Begin Data segment
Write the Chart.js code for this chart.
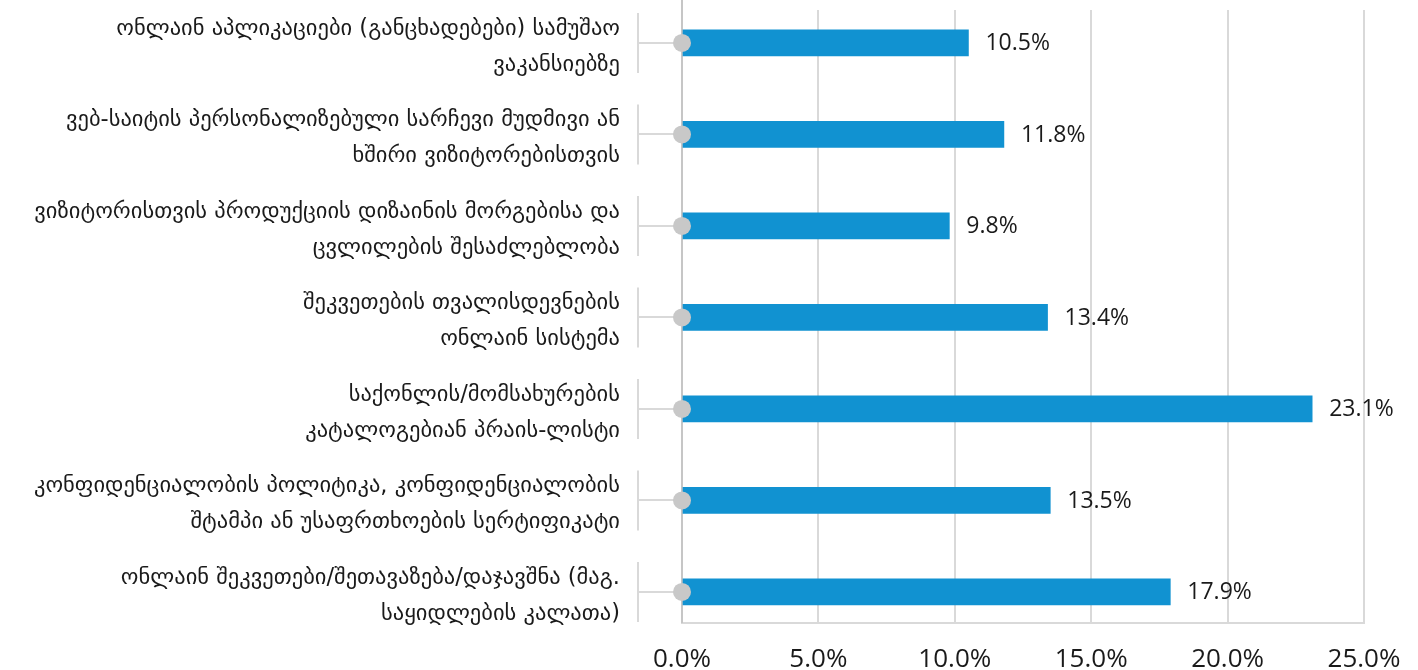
<!DOCTYPE html>
<html>
<head>
<meta charset="utf-8">
<script src="https://cdn.jsdelivr.net/npm/chart.js@4/dist/chart.umd.min.js"></script>
<style>
  html, body { margin: 0; padding: 0; background: #fff; }
  #wrap { position: relative; width: 1418px; height: 670px; }
</style>
</head>
<body>
<div id="wrap"><canvas id="c" width="1418" height="670"></canvas></div>
<script>
const categories = [
  ["ონლაინ აპლიკაციები (განცხადებები) სამუშაო", "ვაკანსიებზე"],
  ["ვებ-საიტის პერსონალიზებული სარჩევი მუდმივი ან", "ხშირი ვიზიტორებისთვის"],
  ["ვიზიტორისთვის პროდუქციის დიზაინის მორგებისა და", "ცვლილების შესაძლებლობა"],
  ["შეკვეთების თვალისდევნების", "ონლაინ სისტემა"],
  ["საქონლის/მომსახურების", "კატალოგებიან პრაის-ლისტი"],
  ["კონფიდენციალობის პოლიტიკა, კონფიდენციალობის", "შტამპი ან უსაფრთხოების სერტიფიკატი"],
  ["ონლაინ შეკვეთები/შეთავაზება/დაჯავშნა (მაგ.", "საყიდლების კალათა)"]
];
const values = [10.5, 11.8, 9.8, 13.4, 23.1, 13.5, 17.9];
const xTicks = [0, 5, 10, 15, 20, 25];

const AREA_LEFT = 682, AREA_TOP = 10, AREA_BOTTOM = 623, AREA_RIGHT = 1364;

const decor = {
  id: 'decor',
  beforeDatasetsDraw(chart) {
    const ctx = chart.ctx, y = chart.scales.y;
    ctx.save();
    ctx.strokeStyle = '#d9d9d9';
    ctx.lineWidth = 2;
    categories.forEach((c, i) => {
      const py = y.getPixelForValue(i);
      ctx.beginPath();
      ctx.moveTo(638, py - 30);
      ctx.lineTo(638, py + 30);
      ctx.stroke();
    });
    ctx.strokeStyle = '#c6c6c6';
    ctx.beginPath();
    ctx.moveTo(chart.chartArea.left, 0);
    ctx.lineTo(chart.chartArea.left, chart.chartArea.bottom);
    ctx.stroke();
    ctx.restore();
  },
  afterDatasetsDraw(chart) {
    const ctx = chart.ctx;
    const meta = chart.getDatasetMeta(0);
    ctx.save();
    ctx.fillStyle = '#1a1a1a';
    ctx.font = '23px "Open Sans"';
    ctx.textAlign = 'left';
    ctx.textBaseline = 'middle';
    meta.data.forEach((bar, i) => {
      ctx.fillText(values[i].toFixed(1) + '%', bar.x + 17, bar.y + 1);
    });
    ctx.restore();
  }
};

new Chart(document.getElementById('c'), {
  data: {
    datasets: [
      {
        type: 'bar',
        data: values.map((v, i) => ({ x: v, y: i })),
        backgroundColor: '#1192d1',
        barThickness: 26,
        order: 1
      },
      {
        type: 'line',
        data: values.map((v, i) => ({ x: 0, y: i })),
        showLine: false,
        pointRadius: 9,
        pointBackgroundColor: '#c8c8c8',
        pointBorderWidth: 0,
        clip: false,
        order: 0
      }
    ]
  },
  plugins: [decor],
  options: {
    indexAxis: 'y',
    responsive: false,
    animation: false,
    layout: { padding: { top: AREA_TOP, right: 1418 - AREA_RIGHT, left: 0, bottom: 0 } },
    plugins: { legend: { display: false }, tooltip: { enabled: false } },
    scales: {
      x: {
        type: 'linear',
        min: 0, max: 25,
        afterBuildTicks: s => { s.ticks = xTicks.map(v => ({ value: v })); },
        afterFit: s => { s.height = 670 - AREA_BOTTOM; s.paddingLeft = 0; s.paddingRight = 0; },
        grid: { color: '#d9d9d9', lineWidth: 2, drawTicks: false },
        border: { color: '#d9d9d9', width: 2 },
        ticks: {
          color: '#1a1a1a',
          font: { family: 'Open Sans', size: 26 },
          padding: 21,
          callback: v => v.toFixed(1) + '%'
        }
      },
      y: {
        type: 'linear',
        reverse: true,
        offset: false,
        min: -0.36, max: 6.34,
        afterBuildTicks: s => { s.ticks = categories.map((c, i) => ({ value: i })); },
        afterFit: s => { s.width = AREA_LEFT; s.paddingTop = 0; s.paddingBottom = 0; },
        grid: { offset: false, drawOnChartArea: false, color: '#d9d9d9', lineWidth: 2, tickLength: 44 },
        border: { display: false },
        ticks: {
          color: '#1a1a1a',
          font: { family: 'DejaVu Sans', size: 22.5, lineHeight: 1.6 },
          padding: 18,
          labelOffset: 4,
          callback: v => categories[v]
        }
      }
    }
  }
});
</script>
</body>
</html>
End Data segment
Directions :: The listing above needs to be output again exactly. Don't include the pictures.

Written reply ::
Write the Chart.js code for this chart.
<!DOCTYPE html>
<html>
<head>
<meta charset="utf-8">
<script src="https://cdn.jsdelivr.net/npm/chart.js@4/dist/chart.umd.min.js"></script>
<style>
  html, body { margin: 0; padding: 0; background: #fff; }
  #wrap { position: relative; width: 1418px; height: 670px; }
</style>
</head>
<body>
<div id="wrap"><canvas id="c" width="1418" height="670"></canvas></div>
<script>
const categories = [
  ["ონლაინ აპლიკაციები (განცხადებები) სამუშაო", "ვაკანსიებზე"],
  ["ვებ-საიტის პერსონალიზებული სარჩევი მუდმივი ან", "ხშირი ვიზიტორებისთვის"],
  ["ვიზიტორისთვის პროდუქციის დიზაინის მორგებისა და", "ცვლილების შესაძლებლობა"],
  ["შეკვეთების თვალისდევნების", "ონლაინ სისტემა"],
  ["საქონლის/მომსახურების", "კატალოგებიან პრაის-ლისტი"],
  ["კონფიდენციალობის პოლიტიკა, კონფიდენციალობის", "შტამპი ან უსაფრთხოების სერტიფიკატი"],
  ["ონლაინ შეკვეთები/შეთავაზება/დაჯავშნა (მაგ.", "საყიდლების კალათა)"]
];
const values = [10.5, 11.8, 9.8, 13.4, 23.1, 13.5, 17.9];
const xTicks = [0, 5, 10, 15, 20, 25];

const AREA_LEFT = 682, AREA_TOP = 10, AREA_BOTTOM = 623, AREA_RIGHT = 1364;

const decor = {
  id: 'decor',
  beforeDatasetsDraw(chart) {
    const ctx = chart.ctx, y = chart.scales.y;
    ctx.save();
    ctx.strokeStyle = '#d9d9d9';
    ctx.lineWidth = 2;
    categories.forEach((c, i) => {
      const py = y.getPixelForValue(i);
      ctx.beginPath();
      ctx.moveTo(638, py - 30);
      ctx.lineTo(638, py + 30);
      ctx.stroke();
    });
    ctx.strokeStyle = '#c6c6c6';
    ctx.beginPath();
    ctx.moveTo(chart.chartArea.left, 0);
    ctx.lineTo(chart.chartArea.left, chart.chartArea.bottom);
    ctx.stroke();
    ctx.restore();
  },
  afterDatasetsDraw(chart) {
    const ctx = chart.ctx;
    const meta = chart.getDatasetMeta(0);
    ctx.save();
    ctx.fillStyle = '#1a1a1a';
    ctx.font = '23px "Open Sans"';
    ctx.textAlign = 'left';
    ctx.textBaseline = 'middle';
    meta.data.forEach((bar, i) => {
      ctx.fillText(values[i].toFixed(1) + '%', bar.x + 17, bar.y + 1);
    });
    ctx.restore();
  }
};

new Chart(document.getElementById('c'), {
  data: {
    datasets: [
      {
        type: 'bar',
        data: values.map((v, i) => ({ x: v, y: i })),
        backgroundColor: '#1192d1',
        barThickness: 26,
        order: 1
      },
      {
        type: 'line',
        data: values.map((v, i) => ({ x: 0, y: i })),
        showLine: false,
        pointRadius: 9,
        pointBackgroundColor: '#c8c8c8',
        pointBorderWidth: 0,
        clip: false,
        order: 0
      }
    ]
  },
  plugins: [decor],
  options: {
    indexAxis: 'y',
    responsive: false,
    animation: false,
    layout: { padding: { top: AREA_TOP, right: 1418 - AREA_RIGHT, left: 0, bottom: 0 } },
    plugins: { legend: { display: false }, tooltip: { enabled: false } },
    scales: {
      x: {
        type: 'linear',
        min: 0, max: 25,
        afterBuildTicks: s => { s.ticks = xTicks.map(v => ({ value: v })); },
        afterFit: s => { s.height = 670 - AREA_BOTTOM; s.paddingLeft = 0; s.paddingRight = 0; },
        grid: { color: '#d9d9d9', lineWidth: 2, drawTicks: false },
        border: { color: '#d9d9d9', width: 2 },
        ticks: {
          color: '#1a1a1a',
          font: { family: 'Open Sans', size: 26 },
          padding: 21,
          callback: v => v.toFixed(1) + '%'
        }
      },
      y: {
        type: 'linear',
        reverse: true,
        offset: false,
        min: -0.36, max: 6.34,
        afterBuildTicks: s => { s.ticks = categories.map((c, i) => ({ value: i })); },
        afterFit: s => { s.width = AREA_LEFT; s.paddingTop = 0; s.paddingBottom = 0; },
        grid: { offset: false, drawOnChartArea: false, color: '#d9d9d9', lineWidth: 2, tickLength: 44 },
        border: { display: false },
        ticks: {
          color: '#1a1a1a',
          font: { family: 'DejaVu Sans', size: 22.5, lineHeight: 1.6 },
          padding: 18,
          labelOffset: 4,
          callback: v => categories[v]
        }
      }
    }
  }
});
</script>
</body>
</html>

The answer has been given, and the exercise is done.